Is the Internet a mass of content or a mass of connections
I want to respond quickly and say that it’s a mass of connected content, but I think that the content remains disconnected without its users. So the users are the key players in the game and they are the mass of importance. So, if the internet is a mass of connections what can we do with it?
Reading Will Richardson’s World Without Walls: Learning Well with Others I think about how our jobs as educators are changing. No, they have already changed (just some are taking their time with the transition). If my job started out with the purpose of teaching the core standards of maths to teenagers, it very quickly morphed into something more like “Opportunity Maker” with a splash and a hint of mathematical focus. OK, massive oversimplification but Richardson was right back in 2008 and he is still right. I don’t always need to directly teach pages and pages of content to my students. I need to allow for moments of connected learning, where students are engaging in my topic with experts and learners from all over the world.

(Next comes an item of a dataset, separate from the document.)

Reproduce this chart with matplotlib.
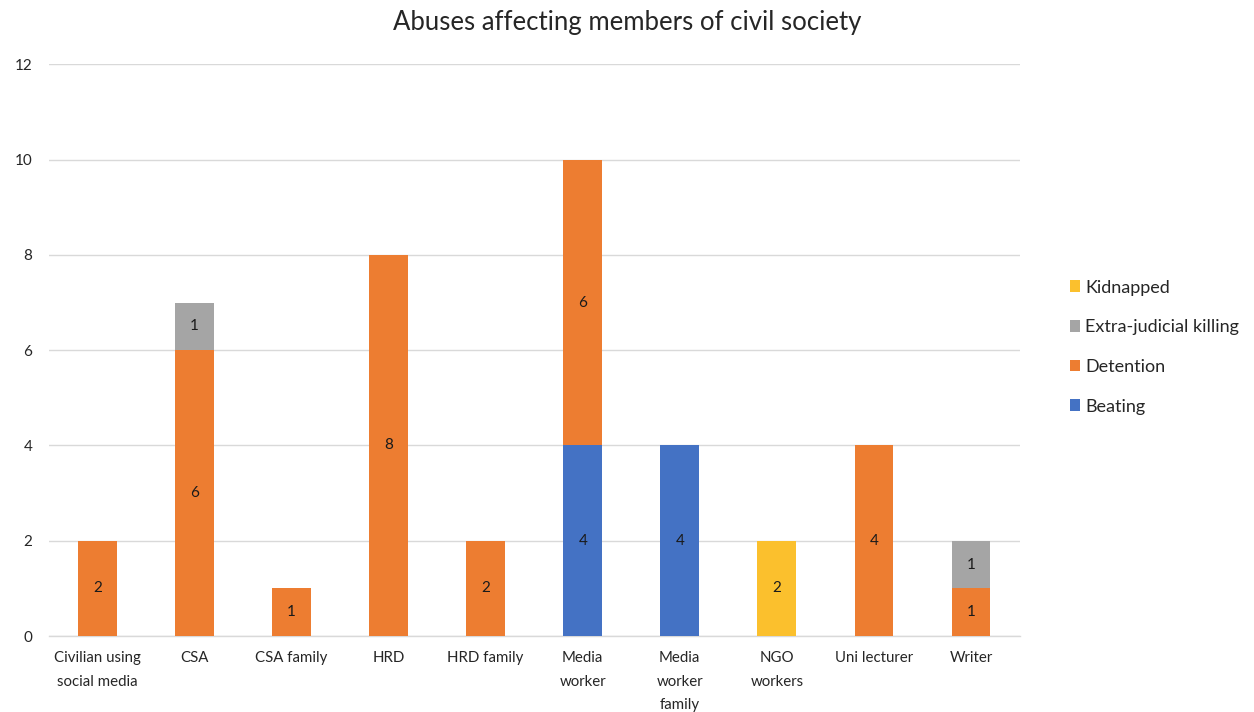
import matplotlib
matplotlib.use("Agg")
import matplotlib.pyplot as plt
import numpy as np

plt.rcParams['font.family'] = ['Lato', 'DejaVu Sans']

categories = ["Civilian using\nsocial media", "CSA", "CSA family", "HRD", "HRD family",
              "Media\nworker", "Media\nworker\nfamily", "NGO\nworkers", "Uni lecturer", "Writer"]
beating = [0, 0, 0, 0, 0, 4, 4, 0, 0, 0]
detention = [2, 6, 1, 8, 2, 6, 0, 0, 4, 1]
extra_judicial = [0, 1, 0, 0, 0, 0, 0, 0, 0, 1]
kidnapped = [0, 0, 0, 0, 0, 0, 0, 2, 0, 0]

series = [
    ("Beating", beating, "#4472C4"),
    ("Detention", detention, "#ED7D31"),
    ("Extra-judicial killing", extra_judicial, "#A5A5A5"),
    ("Kidnapped", kidnapped, "#FBC02D"),
]

fig = plt.figure(figsize=(12.54, 7.12), dpi=100)
ax = fig.add_axes([0.039, 0.1067, 0.774, 0.803])

x = np.arange(len(categories))
bottom = np.zeros(len(categories))
handles = []
for name, vals, color in series:
    vals = np.array(vals, dtype=float)
    bars = ax.bar(x, vals, 0.4, bottom=bottom, color=color, label=name, zorder=3)
    handles.append(bars)
    for xi, v, b in zip(x, vals, bottom):
        if v > 0:
            ax.text(xi, b + v / 2, f"{int(v)}", ha="center", va="center",
                    fontsize=11, color="#1a1a1a", zorder=4)
    bottom += vals

ax.set_xlim(-0.5, len(categories) - 0.5)
ax.set_ylim(0, 12)
ax.set_yticks(range(0, 13, 2))
ax.set_xticks(x)
ax.set_xticklabels(categories, fontsize=10.8, color="#262626", linespacing=1.85)
ax.tick_params(axis="y", length=0, labelsize=11, labelcolor="#262626", pad=12)
ax.tick_params(axis="x", length=0, pad=11)
ax.grid(axis="y", color="#D9D9D9", linewidth=1, zorder=0)
for s in ["top", "right", "left"]:
    ax.spines[s].set_visible(False)
ax.spines["bottom"].set_color("#D9D9D9")
ax.spines["bottom"].set_linewidth(1)

fig.text(0.5, 0.968, "Abuses affecting members of civil society", ha="center", va="center",
         fontsize=18.5, color="#262626")

fig.legend(handles[::-1], [s[0] for s in series][::-1], loc="center left",
           bbox_to_anchor=(0.84, 0.5126), frameon=False, fontsize=13,
           handlelength=0.6, handleheight=0.6, handletextpad=0.25, labelspacing=1.31,
           labelcolor="#262626")

fig.savefig("out.png", dpi=100)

I started maths blogs with my 9th graders this year and so far it’s been a mostly one way process of individual reflection for each of them. To harness the mass of connections I need to help my students take a leap and get their blogs out there and connected to others. We have already signed up with Mathlete Blogs which is great, but we haven’t created a habit of posting or commenting yet. Jeff Utecht talks about lurking in his book Reach and I think that my students and I are certainly just lurking at the moment. We are watching and learning but we need to be more active to help the community grow and for us to learn too.
For my own professional growth I can see how I need to harness the mass of connections and put myself out there. This is certainly not the first blog that I have created but it is sure to be my most active. It is time to stop lurking behind the screen (does that mean no more facebook stalking?) and put my thoughts and ideas into words, open myself up to discussions, new ideas and potential criticisms.
It’s funny, I tell my students to be risk-takers everyday and not to be worried about making mistakes or voicing their opinions. Time to take my own advice.